The Public Company Accounting Oversight Board (PCAOB) is considering mandatory audit firm rotation as a way to address auditor independence concerns.

PCAOB chairman James Doty told the Securities and Exchange Commission and Financial Reporting Institute’s annual conference that PCAOB inspectors had found auditors failed to show a sufficient amount of independence from their clients.

“Considering the disturbing lack of scepticism we continue to see, and because of the fundamental importance of independence to the performance of quality audit work, the board is prepared to consider all possible methods of addressing the problem of audit quality, including whether mandatory audit firm rotation would help address the inherent conflict created because the auditor is paid by the client,” Doty said.

Doty added that he is, however, unsure whether the watchdog should ultimately adopt “term limits” but it will “take up the debate…and examine it, with rigorous analysis and the weight of evidence in support and against”.

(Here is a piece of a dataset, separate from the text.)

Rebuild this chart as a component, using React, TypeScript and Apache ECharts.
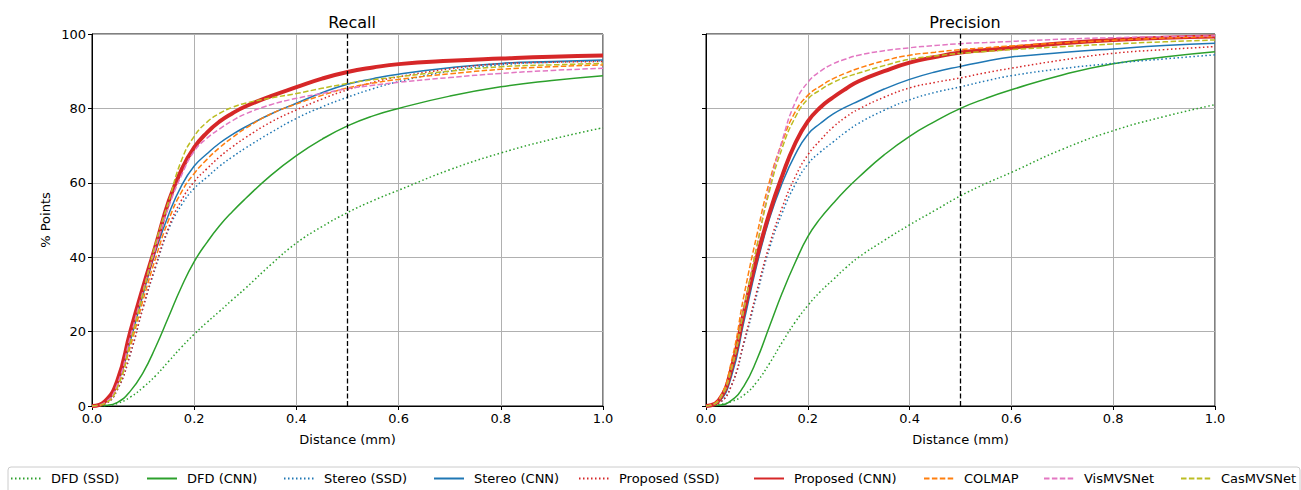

“My only predilection is that the PCAOB deepen the analysis of how we can better insulate auditors from client pressure and shift their mindset to protecting the investing public,” Doty said.

The PCAOB will issue a paper to explore whether there are other approaches that could more systematically insulate auditors from forces that pull them away from the necessary mindset.

Doty also said the board is preparing a paper on its efforts gathering opinions on whether the current auditor’s report can better address investor needs. Recently, the PCAOB gathered opinions from a range of people experienced in using or preparing audit reports, including investors, auditors, preparers, audit committee members, researchers and others.

The paper will lay out a range of options, including more insight into procedures already included in the audit such as areas of disclosure the auditors review.